One of my favorite segments was the ski-bobbing Jay featured in Zermatt. Just catching on in the 1960’s, the Europeans took ski-bobbing to the extreme, as they seem to do with everything. Who knew that these cheesy ski-bike things could be so fun? Yet, the footage shows these ski bobbers heading down steep mountain slopes at speeds that might even scare me on skis. But, they do it with grace, carving fast turns all the way down the mountain.
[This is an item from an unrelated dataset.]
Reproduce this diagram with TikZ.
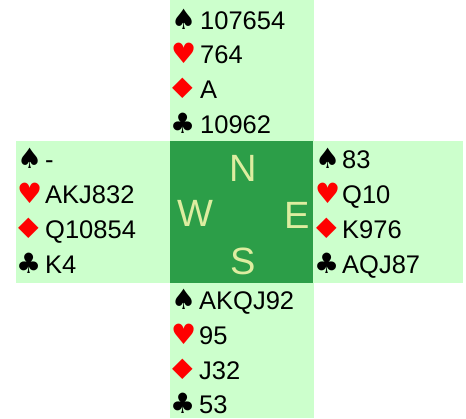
\documentclass[tikz,border=0pt]{standalone}
\usepackage{fontspec}
\setmainfont{Liberation Sans}
\newfontfamily\suitfont{DejaVu Sans}
\definecolor{lightbg}{HTML}{CCFFCC}
\definecolor{centergreen}{HTML}{2C9E48}
\definecolor{compass}{HTML}{DDEDA0}
\definecolor{suitred}{HTML}{FF0000}
\begin{document}
\begin{tikzpicture}[x=1pt,y=-1pt,
  holding/.style={anchor=base west,inner sep=0pt,font=\fontsize{25.5}{25.5}\selectfont},
  suit/.style={anchor=base west,inner sep=0pt,font=\suitfont\fontsize{28}{28}\selectfont},
  redsuit/.style={suit,text=suitred},
  dir/.style={inner sep=0pt,text=compass,font=\fontsize{38}{38}\selectfont}]
\useasboundingbox (0,0) rectangle (466,418);
% backgrounds
\fill[lightbg] (170,0) rectangle (314,141);
\fill[lightbg] (16,141) rectangle (170,283);
\fill[lightbg] (313,141) rectangle (463,283);
\fill[lightbg] (170,283) rectangle (314,418);
\fill[centergreen] (170,141) rectangle (313,283);
% compass
\node[dir] (cn) at (243,168) {N};
\node[dir] (cw) at (195,213) {W};
\node[dir] (ce) at (297,215) {E};
\node[dir] (cs) at (243,261) {S};
% North
\node[suit] (ns) at (171,29) {♠};
\node[holding] (nst) at (200,29) {107654};
\node[redsuit] (nh) at (171,63) {♥};
\node[holding] (nht) at (200,63) {764};
\node[redsuit] (nd) at (166,98) {\scalebox{1.3}[1]{♦}};
\node[holding] (ndt) at (200,98) {A};
\node[suit] (nc) at (170,133) {♣};
\node[holding] (nct) at (200,133) {10962};
% West
\node[suit] (ws) at (17,168) {♠};
\node[holding] (wst) at (45,168) {-};
\node[redsuit] (wh) at (17,203) {♥};
\node[holding] (wht) at (45,203) {AKJ832};
\node[redsuit] (wd) at (12,238) {\scalebox{1.3}[1]{♦}};
\node[holding] (wdt) at (45,238) {Q10854};
\node[suit] (wc) at (16,273) {♣};
\node[holding] (wct) at (45,273) {K4};
% East
\node[suit] (es) at (315,168) {♠};
\node[holding] (est) at (342,168) {83};
\node[redsuit] (eh) at (315,203) {♥};
\node[holding] (eht) at (342,203) {Q10};
\node[redsuit] (ed) at (310,238) {\scalebox{1.3}[1]{♦}};
\node[holding] (edt) at (342,238) {K976};
\node[suit] (ec) at (314,273) {♣};
\node[holding] (ect) at (342,273) {AQJ87};
% South
\node[suit] (ss) at (171,309) {♠};
\node[holding] (sst) at (199,309) {AKQJ92};
\node[redsuit] (sh) at (171,344) {♥};
\node[holding] (sht) at (199,344) {95};
\node[redsuit] (sd) at (166,379) {\scalebox{1.3}[1]{♦}};
\node[holding] (sdt) at (199,379) {J32};
\node[suit] (sc) at (170,413) {♣};
\node[holding] (sct) at (199,413) {53};
\end{tikzpicture}
\end{document}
Probably one of the funniest segments to me was the skiing of Stein Eriksen in Vail. A Norwegian skier that made his way to the US in the 1950’s, Jay, along with many others, regarded Eriksen as one of the best skiers of that era. Yet, if you watch his skiing today, you’ll find yourself wondering…. HOW? WHY? His legs are stuck together like glue, his pole plants are virtually non-existent, and his hands are flailing in the air with some sort of upper-body twist that’s supposed to counter the movement of his lower-body. Why it looked good then, we may never know. But, an even greater question I have is, “How did he even ski like that?” It seems so unnatural!
Present in Winter Magic, but absent from so many of today’s movies, is humor. Jay narrates his movie in near mono-tone laden with witty remarks. Jay refers to a crash by Billy Kidd as “bad day at the office” and when looking at two skiers basking in the sun, working on their tans, as “two well-done”. Comments like this are prolific throughout the movie and had me laughing out loud on a number of occasions. Similar to older Warren Miller movies, Jay has several segments of “bloopers”. In these segments he usually features beginner skiers flailing, falling, crashing into one another, being twisted and contorted, and generally losing the war with the skis. I’ll be honest, I kind of miss these segments in the intense huck-fest movies of today.
All in all, Winter Magic Around the World is a good movie. While the footage is 40+ years old, some of it still may surprise you. It’s worth the watch in my book!